**Data block:**

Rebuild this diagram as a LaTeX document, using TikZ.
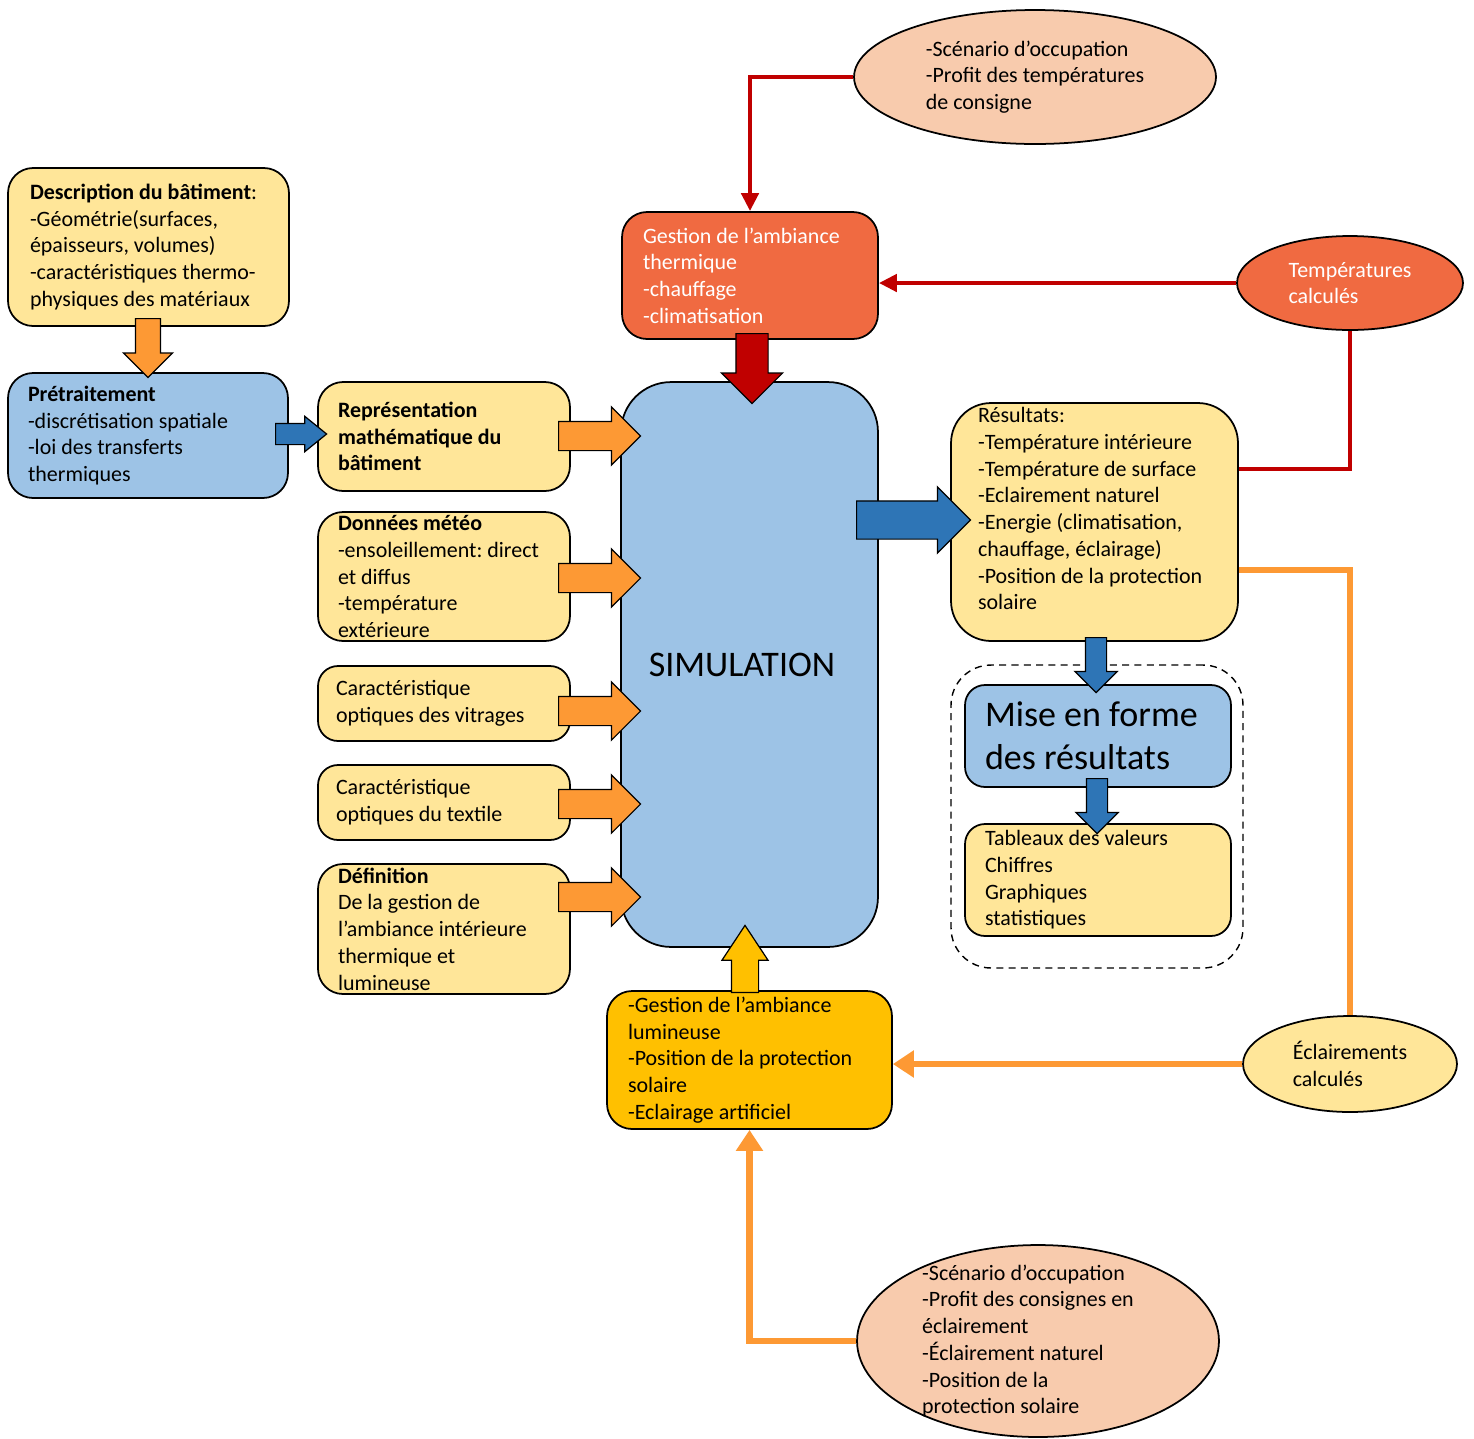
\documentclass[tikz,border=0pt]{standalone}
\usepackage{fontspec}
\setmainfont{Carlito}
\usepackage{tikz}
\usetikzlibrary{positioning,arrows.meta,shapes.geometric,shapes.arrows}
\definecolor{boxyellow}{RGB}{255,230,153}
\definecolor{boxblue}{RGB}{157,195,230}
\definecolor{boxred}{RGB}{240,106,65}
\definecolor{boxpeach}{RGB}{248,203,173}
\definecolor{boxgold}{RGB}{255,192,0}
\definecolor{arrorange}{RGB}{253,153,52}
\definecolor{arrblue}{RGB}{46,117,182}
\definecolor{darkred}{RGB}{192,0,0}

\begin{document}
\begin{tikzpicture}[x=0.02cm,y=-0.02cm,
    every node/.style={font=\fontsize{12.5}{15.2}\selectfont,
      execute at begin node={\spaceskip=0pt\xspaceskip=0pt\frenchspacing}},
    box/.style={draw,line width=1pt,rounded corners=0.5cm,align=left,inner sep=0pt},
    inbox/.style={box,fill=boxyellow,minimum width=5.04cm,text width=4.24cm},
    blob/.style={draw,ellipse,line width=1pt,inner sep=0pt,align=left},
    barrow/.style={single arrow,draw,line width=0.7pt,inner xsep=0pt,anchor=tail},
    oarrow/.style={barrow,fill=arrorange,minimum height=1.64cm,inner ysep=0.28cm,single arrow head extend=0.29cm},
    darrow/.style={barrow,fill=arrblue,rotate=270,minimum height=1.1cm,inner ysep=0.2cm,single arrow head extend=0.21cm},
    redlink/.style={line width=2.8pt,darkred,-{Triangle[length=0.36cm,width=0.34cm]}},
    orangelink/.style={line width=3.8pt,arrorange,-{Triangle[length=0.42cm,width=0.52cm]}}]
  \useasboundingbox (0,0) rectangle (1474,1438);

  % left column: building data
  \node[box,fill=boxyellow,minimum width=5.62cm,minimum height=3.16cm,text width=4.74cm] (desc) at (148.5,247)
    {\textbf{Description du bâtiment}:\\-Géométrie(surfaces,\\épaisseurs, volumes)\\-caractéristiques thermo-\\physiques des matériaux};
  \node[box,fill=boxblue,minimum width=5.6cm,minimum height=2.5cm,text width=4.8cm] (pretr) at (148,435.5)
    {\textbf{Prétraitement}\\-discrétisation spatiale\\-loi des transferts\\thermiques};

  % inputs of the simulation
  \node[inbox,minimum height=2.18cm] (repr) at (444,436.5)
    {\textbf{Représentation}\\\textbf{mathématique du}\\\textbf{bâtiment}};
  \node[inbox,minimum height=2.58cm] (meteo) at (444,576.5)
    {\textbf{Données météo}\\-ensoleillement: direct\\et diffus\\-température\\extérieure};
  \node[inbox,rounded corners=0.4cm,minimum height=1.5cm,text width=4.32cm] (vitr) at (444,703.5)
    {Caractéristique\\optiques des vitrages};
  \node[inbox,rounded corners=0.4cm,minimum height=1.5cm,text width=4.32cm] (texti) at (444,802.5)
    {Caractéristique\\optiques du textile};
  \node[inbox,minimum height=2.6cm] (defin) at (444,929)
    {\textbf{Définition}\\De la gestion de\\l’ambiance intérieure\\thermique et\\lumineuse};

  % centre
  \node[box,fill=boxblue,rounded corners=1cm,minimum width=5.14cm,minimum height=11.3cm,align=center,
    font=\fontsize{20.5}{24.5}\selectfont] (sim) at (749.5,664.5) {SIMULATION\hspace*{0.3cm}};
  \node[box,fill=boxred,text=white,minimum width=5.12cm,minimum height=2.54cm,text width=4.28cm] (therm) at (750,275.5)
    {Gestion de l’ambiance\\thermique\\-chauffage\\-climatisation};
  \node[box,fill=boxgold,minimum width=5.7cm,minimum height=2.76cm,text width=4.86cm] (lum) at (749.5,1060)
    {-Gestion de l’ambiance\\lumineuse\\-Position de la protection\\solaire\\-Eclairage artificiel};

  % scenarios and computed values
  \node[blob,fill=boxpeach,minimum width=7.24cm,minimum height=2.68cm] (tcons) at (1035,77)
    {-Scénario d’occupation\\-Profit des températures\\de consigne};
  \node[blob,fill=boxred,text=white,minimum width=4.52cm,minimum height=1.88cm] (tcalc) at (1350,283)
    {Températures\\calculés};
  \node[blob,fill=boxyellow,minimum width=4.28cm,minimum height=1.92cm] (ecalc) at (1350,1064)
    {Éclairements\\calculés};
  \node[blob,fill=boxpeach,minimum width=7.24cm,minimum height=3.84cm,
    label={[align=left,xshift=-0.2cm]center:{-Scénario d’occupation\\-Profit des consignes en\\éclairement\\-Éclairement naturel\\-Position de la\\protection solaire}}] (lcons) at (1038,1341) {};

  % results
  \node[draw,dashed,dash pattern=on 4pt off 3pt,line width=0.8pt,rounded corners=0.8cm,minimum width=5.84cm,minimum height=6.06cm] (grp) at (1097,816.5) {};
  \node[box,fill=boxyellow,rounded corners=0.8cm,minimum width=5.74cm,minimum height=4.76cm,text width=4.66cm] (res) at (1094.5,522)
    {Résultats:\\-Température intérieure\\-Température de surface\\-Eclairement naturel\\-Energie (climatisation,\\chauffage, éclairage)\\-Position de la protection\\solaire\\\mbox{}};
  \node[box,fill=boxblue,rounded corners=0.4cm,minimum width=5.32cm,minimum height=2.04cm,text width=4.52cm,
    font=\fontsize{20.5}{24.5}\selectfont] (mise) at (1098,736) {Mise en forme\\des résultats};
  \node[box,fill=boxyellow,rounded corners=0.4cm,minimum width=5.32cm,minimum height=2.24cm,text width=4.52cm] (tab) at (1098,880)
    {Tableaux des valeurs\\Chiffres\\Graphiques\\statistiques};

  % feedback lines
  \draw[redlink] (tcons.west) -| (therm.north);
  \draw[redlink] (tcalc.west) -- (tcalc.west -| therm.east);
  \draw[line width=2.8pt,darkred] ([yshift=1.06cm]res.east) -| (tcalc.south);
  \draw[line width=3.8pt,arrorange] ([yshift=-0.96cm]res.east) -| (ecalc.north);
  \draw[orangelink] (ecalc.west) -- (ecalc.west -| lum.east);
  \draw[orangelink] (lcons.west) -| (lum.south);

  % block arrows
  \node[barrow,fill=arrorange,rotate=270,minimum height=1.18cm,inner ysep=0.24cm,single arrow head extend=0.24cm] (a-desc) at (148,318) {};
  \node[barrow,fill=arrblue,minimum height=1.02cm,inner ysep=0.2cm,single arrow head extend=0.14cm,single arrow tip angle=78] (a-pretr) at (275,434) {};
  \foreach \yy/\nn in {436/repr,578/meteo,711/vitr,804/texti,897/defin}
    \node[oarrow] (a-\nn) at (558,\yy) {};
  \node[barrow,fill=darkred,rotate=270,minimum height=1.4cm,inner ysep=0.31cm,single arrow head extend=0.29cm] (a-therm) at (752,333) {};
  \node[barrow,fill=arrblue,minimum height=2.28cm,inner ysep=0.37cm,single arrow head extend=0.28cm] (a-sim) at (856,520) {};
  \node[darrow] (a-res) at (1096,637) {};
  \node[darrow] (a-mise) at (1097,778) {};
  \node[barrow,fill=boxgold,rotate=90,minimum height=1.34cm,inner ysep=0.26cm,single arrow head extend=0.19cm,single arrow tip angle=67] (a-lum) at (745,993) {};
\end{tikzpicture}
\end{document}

**Stated problem:** Produce an exact copy of each line of data, skipping embedded images.

**Written reply:**
Rebuild this diagram as a LaTeX document, using TikZ.
\documentclass[tikz,border=0pt]{standalone}
\usepackage{fontspec}
\setmainfont{Carlito}
\usepackage{tikz}
\usetikzlibrary{positioning,arrows.meta,shapes.geometric,shapes.arrows}
\definecolor{boxyellow}{RGB}{255,230,153}
\definecolor{boxblue}{RGB}{157,195,230}
\definecolor{boxred}{RGB}{240,106,65}
\definecolor{boxpeach}{RGB}{248,203,173}
\definecolor{boxgold}{RGB}{255,192,0}
\definecolor{arrorange}{RGB}{253,153,52}
\definecolor{arrblue}{RGB}{46,117,182}
\definecolor{darkred}{RGB}{192,0,0}

\begin{document}
\begin{tikzpicture}[x=0.02cm,y=-0.02cm,
    every node/.style={font=\fontsize{12.5}{15.2}\selectfont,
      execute at begin node={\spaceskip=0pt\xspaceskip=0pt\frenchspacing}},
    box/.style={draw,line width=1pt,rounded corners=0.5cm,align=left,inner sep=0pt},
    inbox/.style={box,fill=boxyellow,minimum width=5.04cm,text width=4.24cm},
    blob/.style={draw,ellipse,line width=1pt,inner sep=0pt,align=left},
    barrow/.style={single arrow,draw,line width=0.7pt,inner xsep=0pt,anchor=tail},
    oarrow/.style={barrow,fill=arrorange,minimum height=1.64cm,inner ysep=0.28cm,single arrow head extend=0.29cm},
    darrow/.style={barrow,fill=arrblue,rotate=270,minimum height=1.1cm,inner ysep=0.2cm,single arrow head extend=0.21cm},
    redlink/.style={line width=2.8pt,darkred,-{Triangle[length=0.36cm,width=0.34cm]}},
    orangelink/.style={line width=3.8pt,arrorange,-{Triangle[length=0.42cm,width=0.52cm]}}]
  \useasboundingbox (0,0) rectangle (1474,1438);

  % left column: building data
  \node[box,fill=boxyellow,minimum width=5.62cm,minimum height=3.16cm,text width=4.74cm] (desc) at (148.5,247)
    {\textbf{Description du bâtiment}:\\-Géométrie(surfaces,\\épaisseurs, volumes)\\-caractéristiques thermo-\\physiques des matériaux};
  \node[box,fill=boxblue,minimum width=5.6cm,minimum height=2.5cm,text width=4.8cm] (pretr) at (148,435.5)
    {\textbf{Prétraitement}\\-discrétisation spatiale\\-loi des transferts\\thermiques};

  % inputs of the simulation
  \node[inbox,minimum height=2.18cm] (repr) at (444,436.5)
    {\textbf{Représentation}\\\textbf{mathématique du}\\\textbf{bâtiment}};
  \node[inbox,minimum height=2.58cm] (meteo) at (444,576.5)
    {\textbf{Données météo}\\-ensoleillement: direct\\et diffus\\-température\\extérieure};
  \node[inbox,rounded corners=0.4cm,minimum height=1.5cm,text width=4.32cm] (vitr) at (444,703.5)
    {Caractéristique\\optiques des vitrages};
  \node[inbox,rounded corners=0.4cm,minimum height=1.5cm,text width=4.32cm] (texti) at (444,802.5)
    {Caractéristique\\optiques du textile};
  \node[inbox,minimum height=2.6cm] (defin) at (444,929)
    {\textbf{Définition}\\De la gestion de\\l’ambiance intérieure\\thermique et\\lumineuse};

  % centre
  \node[box,fill=boxblue,rounded corners=1cm,minimum width=5.14cm,minimum height=11.3cm,align=center,
    font=\fontsize{20.5}{24.5}\selectfont] (sim) at (749.5,664.5) {SIMULATION\hspace*{0.3cm}};
  \node[box,fill=boxred,text=white,minimum width=5.12cm,minimum height=2.54cm,text width=4.28cm] (therm) at (750,275.5)
    {Gestion de l’ambiance\\thermique\\-chauffage\\-climatisation};
  \node[box,fill=boxgold,minimum width=5.7cm,minimum height=2.76cm,text width=4.86cm] (lum) at (749.5,1060)
    {-Gestion de l’ambiance\\lumineuse\\-Position de la protection\\solaire\\-Eclairage artificiel};

  % scenarios and computed values
  \node[blob,fill=boxpeach,minimum width=7.24cm,minimum height=2.68cm] (tcons) at (1035,77)
    {-Scénario d’occupation\\-Profit des températures\\de consigne};
  \node[blob,fill=boxred,text=white,minimum width=4.52cm,minimum height=1.88cm] (tcalc) at (1350,283)
    {Températures\\calculés};
  \node[blob,fill=boxyellow,minimum width=4.28cm,minimum height=1.92cm] (ecalc) at (1350,1064)
    {Éclairements\\calculés};
  \node[blob,fill=boxpeach,minimum width=7.24cm,minimum height=3.84cm,
    label={[align=left,xshift=-0.2cm]center:{-Scénario d’occupation\\-Profit des consignes en\\éclairement\\-Éclairement naturel\\-Position de la\\protection solaire}}] (lcons) at (1038,1341) {};

  % results
  \node[draw,dashed,dash pattern=on 4pt off 3pt,line width=0.8pt,rounded corners=0.8cm,minimum width=5.84cm,minimum height=6.06cm] (grp) at (1097,816.5) {};
  \node[box,fill=boxyellow,rounded corners=0.8cm,minimum width=5.74cm,minimum height=4.76cm,text width=4.66cm] (res) at (1094.5,522)
    {Résultats:\\-Température intérieure\\-Température de surface\\-Eclairement naturel\\-Energie (climatisation,\\chauffage, éclairage)\\-Position de la protection\\solaire\\\mbox{}};
  \node[box,fill=boxblue,rounded corners=0.4cm,minimum width=5.32cm,minimum height=2.04cm,text width=4.52cm,
    font=\fontsize{20.5}{24.5}\selectfont] (mise) at (1098,736) {Mise en forme\\des résultats};
  \node[box,fill=boxyellow,rounded corners=0.4cm,minimum width=5.32cm,minimum height=2.24cm,text width=4.52cm] (tab) at (1098,880)
    {Tableaux des valeurs\\Chiffres\\Graphiques\\statistiques};

  % feedback lines
  \draw[redlink] (tcons.west) -| (therm.north);
  \draw[redlink] (tcalc.west) -- (tcalc.west -| therm.east);
  \draw[line width=2.8pt,darkred] ([yshift=1.06cm]res.east) -| (tcalc.south);
  \draw[line width=3.8pt,arrorange] ([yshift=-0.96cm]res.east) -| (ecalc.north);
  \draw[orangelink] (ecalc.west) -- (ecalc.west -| lum.east);
  \draw[orangelink] (lcons.west) -| (lum.south);

  % block arrows
  \node[barrow,fill=arrorange,rotate=270,minimum height=1.18cm,inner ysep=0.24cm,single arrow head extend=0.24cm] (a-desc) at (148,318) {};
  \node[barrow,fill=arrblue,minimum height=1.02cm,inner ysep=0.2cm,single arrow head extend=0.14cm,single arrow tip angle=78] (a-pretr) at (275,434) {};
  \foreach \yy/\nn in {436/repr,578/meteo,711/vitr,804/texti,897/defin}
    \node[oarrow] (a-\nn) at (558,\yy) {};
  \node[barrow,fill=darkred,rotate=270,minimum height=1.4cm,inner ysep=0.31cm,single arrow head extend=0.29cm] (a-therm) at (752,333) {};
  \node[barrow,fill=arrblue,minimum height=2.28cm,inner ysep=0.37cm,single arrow head extend=0.28cm] (a-sim) at (856,520) {};
  \node[darrow] (a-res) at (1096,637) {};
  \node[darrow] (a-mise) at (1097,778) {};
  \node[barrow,fill=boxgold,rotate=90,minimum height=1.34cm,inner ysep=0.26cm,single arrow head extend=0.19cm,single arrow tip angle=67] (a-lum) at (745,993) {};
\end{tikzpicture}
\end{document}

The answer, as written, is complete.